Saturday 13 September 2008


I am starting out with the family's biggest windup gramophone because I now realise these wonderful machines were my first introduction to steampunk, when I was a small kid in the 1950s. I cannot remember a time when I havent had one. The lovely big one in the picture is still at my dad's house until I can figure a way to bring it home to Scotland by train. It weighs a tonne and the horn is of course enormous and fairly fragile, being papier mache with fake snake paper on it. The shape of the horn was designed for hifi sound reproduction and a really amazing loudness. We have often had to shove pullovers and cushions in the horn to keep from annoying the entire street.

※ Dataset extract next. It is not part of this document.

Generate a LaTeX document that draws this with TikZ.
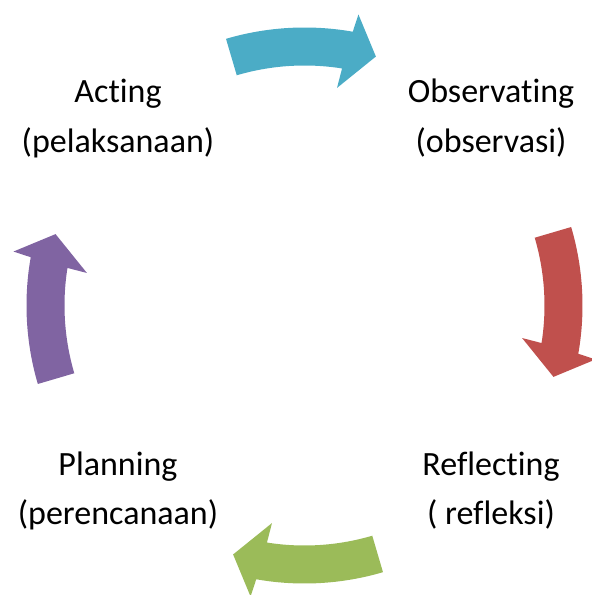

I have 3 portable windups and one transition one which operates more or less like a windup but is actually electrically operated. I have had (now sadly gone the way of many windups in the 1970s when no one repaired them) a lovely cabinet machine but this big one was a gift to the family from a colleague of my father's. She lived in a tiny house and couldnt take this in when her own mum died. Most of my parents 78s were jazz and blues but mine are mostly swing, crooners and musicals' hits. The first record ever bought for me, when I was preschool, was a 78 of Perry Como's most famous hit: Catch a Falling Star. I also had lots of childrens novelty songs on 78, such as "Two little tom tits were tweeting" and of course teddy bears picnic. When I was in nursery school in the late 50s, the end of the day was always a windup playing 78s of our choice, while we waited for our mums to fetch us. Now my kids are intrigued and one of my wee portables occupies the coffee table in the living room.